Using the data below, return the stretch from the line that contains "Clone this diagram in TikZ." through the line that contains "(TDS1) at (488,1026)", both included, exactly as it stands and nothing beyond it.

DATA PROVIDED:
************

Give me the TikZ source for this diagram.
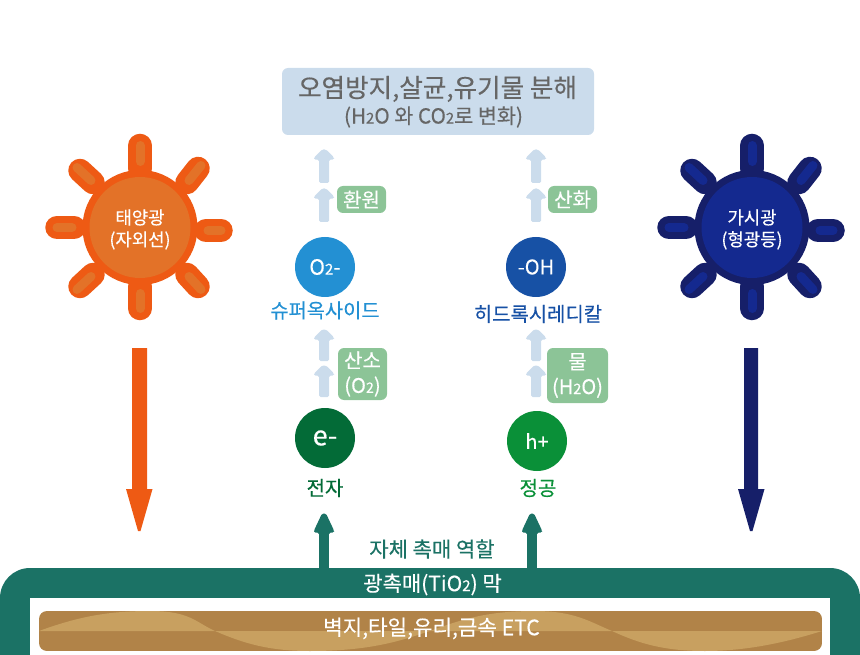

************

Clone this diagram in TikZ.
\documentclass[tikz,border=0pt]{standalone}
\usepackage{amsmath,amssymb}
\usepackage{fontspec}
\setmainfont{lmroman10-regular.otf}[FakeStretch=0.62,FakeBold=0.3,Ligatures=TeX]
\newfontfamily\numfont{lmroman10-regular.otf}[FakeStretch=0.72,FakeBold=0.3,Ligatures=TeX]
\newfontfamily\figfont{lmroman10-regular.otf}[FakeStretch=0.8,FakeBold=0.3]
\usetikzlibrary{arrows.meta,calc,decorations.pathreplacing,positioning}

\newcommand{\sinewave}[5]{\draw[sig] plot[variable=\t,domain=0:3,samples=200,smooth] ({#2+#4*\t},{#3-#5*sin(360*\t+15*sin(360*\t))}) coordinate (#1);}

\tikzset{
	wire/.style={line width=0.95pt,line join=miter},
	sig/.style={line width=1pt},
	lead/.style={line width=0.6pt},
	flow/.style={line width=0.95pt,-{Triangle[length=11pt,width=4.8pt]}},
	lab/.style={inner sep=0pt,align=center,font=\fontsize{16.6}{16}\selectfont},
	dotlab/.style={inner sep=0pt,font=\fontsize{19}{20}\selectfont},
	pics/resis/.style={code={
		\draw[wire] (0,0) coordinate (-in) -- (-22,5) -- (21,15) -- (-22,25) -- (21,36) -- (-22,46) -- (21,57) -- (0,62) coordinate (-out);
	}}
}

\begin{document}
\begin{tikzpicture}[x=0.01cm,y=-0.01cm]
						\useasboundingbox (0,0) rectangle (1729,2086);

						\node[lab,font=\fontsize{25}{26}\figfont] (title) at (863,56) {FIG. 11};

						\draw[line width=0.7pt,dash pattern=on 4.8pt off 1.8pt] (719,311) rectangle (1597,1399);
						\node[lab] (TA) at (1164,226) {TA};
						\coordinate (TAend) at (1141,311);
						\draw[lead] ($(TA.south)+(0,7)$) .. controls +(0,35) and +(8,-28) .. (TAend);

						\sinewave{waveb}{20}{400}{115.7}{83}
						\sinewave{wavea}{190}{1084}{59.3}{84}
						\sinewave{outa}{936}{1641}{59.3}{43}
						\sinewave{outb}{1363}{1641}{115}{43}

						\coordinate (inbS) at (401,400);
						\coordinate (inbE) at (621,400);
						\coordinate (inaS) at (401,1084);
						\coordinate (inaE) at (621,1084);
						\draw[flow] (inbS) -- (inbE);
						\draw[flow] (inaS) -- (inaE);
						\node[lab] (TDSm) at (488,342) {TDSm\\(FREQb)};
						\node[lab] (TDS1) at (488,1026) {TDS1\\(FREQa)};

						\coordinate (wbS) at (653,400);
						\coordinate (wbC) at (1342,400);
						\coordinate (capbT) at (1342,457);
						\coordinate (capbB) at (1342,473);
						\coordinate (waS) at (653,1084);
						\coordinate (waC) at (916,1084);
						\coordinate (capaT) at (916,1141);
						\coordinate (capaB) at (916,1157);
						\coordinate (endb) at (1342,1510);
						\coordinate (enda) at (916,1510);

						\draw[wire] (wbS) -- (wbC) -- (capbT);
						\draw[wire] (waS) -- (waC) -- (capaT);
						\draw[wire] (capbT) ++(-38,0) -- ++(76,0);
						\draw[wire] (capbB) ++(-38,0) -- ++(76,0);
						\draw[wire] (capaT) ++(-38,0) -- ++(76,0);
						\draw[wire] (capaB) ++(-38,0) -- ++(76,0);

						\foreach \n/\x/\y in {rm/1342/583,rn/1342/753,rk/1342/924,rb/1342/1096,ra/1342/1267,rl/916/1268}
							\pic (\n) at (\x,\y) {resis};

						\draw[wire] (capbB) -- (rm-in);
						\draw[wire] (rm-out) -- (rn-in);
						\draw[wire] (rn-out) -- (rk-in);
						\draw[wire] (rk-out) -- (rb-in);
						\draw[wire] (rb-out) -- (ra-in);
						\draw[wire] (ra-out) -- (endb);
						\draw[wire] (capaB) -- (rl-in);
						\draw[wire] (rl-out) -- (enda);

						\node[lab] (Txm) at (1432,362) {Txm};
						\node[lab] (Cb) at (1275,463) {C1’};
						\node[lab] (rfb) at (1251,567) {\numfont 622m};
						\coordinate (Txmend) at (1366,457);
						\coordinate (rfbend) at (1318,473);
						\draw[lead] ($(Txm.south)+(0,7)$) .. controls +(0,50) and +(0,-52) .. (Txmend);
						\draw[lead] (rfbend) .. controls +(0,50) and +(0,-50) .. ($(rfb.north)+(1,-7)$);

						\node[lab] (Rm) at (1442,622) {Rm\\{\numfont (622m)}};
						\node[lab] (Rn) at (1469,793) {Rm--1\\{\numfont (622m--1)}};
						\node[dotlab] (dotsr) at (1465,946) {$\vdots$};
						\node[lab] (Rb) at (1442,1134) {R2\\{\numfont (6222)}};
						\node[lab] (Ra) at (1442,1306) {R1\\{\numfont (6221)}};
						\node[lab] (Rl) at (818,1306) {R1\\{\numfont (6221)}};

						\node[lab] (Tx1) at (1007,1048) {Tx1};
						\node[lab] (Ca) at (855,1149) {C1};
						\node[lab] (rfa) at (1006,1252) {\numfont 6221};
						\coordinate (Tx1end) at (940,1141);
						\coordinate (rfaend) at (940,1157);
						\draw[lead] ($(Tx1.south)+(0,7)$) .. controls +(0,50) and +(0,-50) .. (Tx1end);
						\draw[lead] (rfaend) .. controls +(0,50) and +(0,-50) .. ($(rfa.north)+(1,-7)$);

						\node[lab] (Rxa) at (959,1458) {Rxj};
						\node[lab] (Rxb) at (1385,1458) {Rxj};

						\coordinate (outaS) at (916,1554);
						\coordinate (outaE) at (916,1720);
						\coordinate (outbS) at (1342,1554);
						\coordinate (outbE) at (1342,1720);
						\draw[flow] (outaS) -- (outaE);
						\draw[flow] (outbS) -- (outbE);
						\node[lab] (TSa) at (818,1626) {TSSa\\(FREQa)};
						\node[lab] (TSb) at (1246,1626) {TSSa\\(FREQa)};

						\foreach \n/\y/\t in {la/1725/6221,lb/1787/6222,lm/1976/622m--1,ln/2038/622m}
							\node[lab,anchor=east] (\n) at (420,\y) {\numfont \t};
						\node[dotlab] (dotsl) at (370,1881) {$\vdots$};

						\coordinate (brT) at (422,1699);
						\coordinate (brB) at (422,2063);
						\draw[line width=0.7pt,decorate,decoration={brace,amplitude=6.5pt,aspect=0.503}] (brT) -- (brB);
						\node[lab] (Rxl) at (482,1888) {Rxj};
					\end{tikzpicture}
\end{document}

************

OUTPUT OF THE EXERCISE:
Clone this diagram in TikZ.
\documentclass[tikz,border=0pt]{standalone}
\usepackage{amsmath,amssymb}
\usepackage{fontspec}
\setmainfont{lmroman10-regular.otf}[FakeStretch=0.62,FakeBold=0.3,Ligatures=TeX]
\newfontfamily\numfont{lmroman10-regular.otf}[FakeStretch=0.72,FakeBold=0.3,Ligatures=TeX]
\newfontfamily\figfont{lmroman10-regular.otf}[FakeStretch=0.8,FakeBold=0.3]
\usetikzlibrary{arrows.meta,calc,decorations.pathreplacing,positioning}

\newcommand{\sinewave}[5]{\draw[sig] plot[variable=\t,domain=0:3,samples=200,smooth] ({#2+#4*\t},{#3-#5*sin(360*\t+15*sin(360*\t))}) coordinate (#1);}

\tikzset{
	wire/.style={line width=0.95pt,line join=miter},
	sig/.style={line width=1pt},
	lead/.style={line width=0.6pt},
	flow/.style={line width=0.95pt,-{Triangle[length=11pt,width=4.8pt]}},
	lab/.style={inner sep=0pt,align=center,font=\fontsize{16.6}{16}\selectfont},
	dotlab/.style={inner sep=0pt,font=\fontsize{19}{20}\selectfont},
	pics/resis/.style={code={
		\draw[wire] (0,0) coordinate (-in) -- (-22,5) -- (21,15) -- (-22,25) -- (21,36) -- (-22,46) -- (21,57) -- (0,62) coordinate (-out);
	}}
}

\begin{document}
\begin{tikzpicture}[x=0.01cm,y=-0.01cm]
						\useasboundingbox (0,0) rectangle (1729,2086);

						\node[lab,font=\fontsize{25}{26}\figfont] (title) at (863,56) {FIG. 11};

						\draw[line width=0.7pt,dash pattern=on 4.8pt off 1.8pt] (719,311) rectangle (1597,1399);
						\node[lab] (TA) at (1164,226) {TA};
						\coordinate (TAend) at (1141,311);
						\draw[lead] ($(TA.south)+(0,7)$) .. controls +(0,35) and +(8,-28) .. (TAend);

						\sinewave{waveb}{20}{400}{115.7}{83}
						\sinewave{wavea}{190}{1084}{59.3}{84}
						\sinewave{outa}{936}{1641}{59.3}{43}
						\sinewave{outb}{1363}{1641}{115}{43}

						\coordinate (inbS) at (401,400);
						\coordinate (inbE) at (621,400);
						\coordinate (inaS) at (401,1084);
						\coordinate (inaE) at (621,1084);
						\draw[flow] (inbS) -- (inbE);
						\draw[flow] (inaS) -- (inaE);
						\node[lab] (TDSm) at (488,342) {TDSm\\(FREQb)};
						\node[lab] (TDS1) at (488,1026) {TDS1\\(FREQa)};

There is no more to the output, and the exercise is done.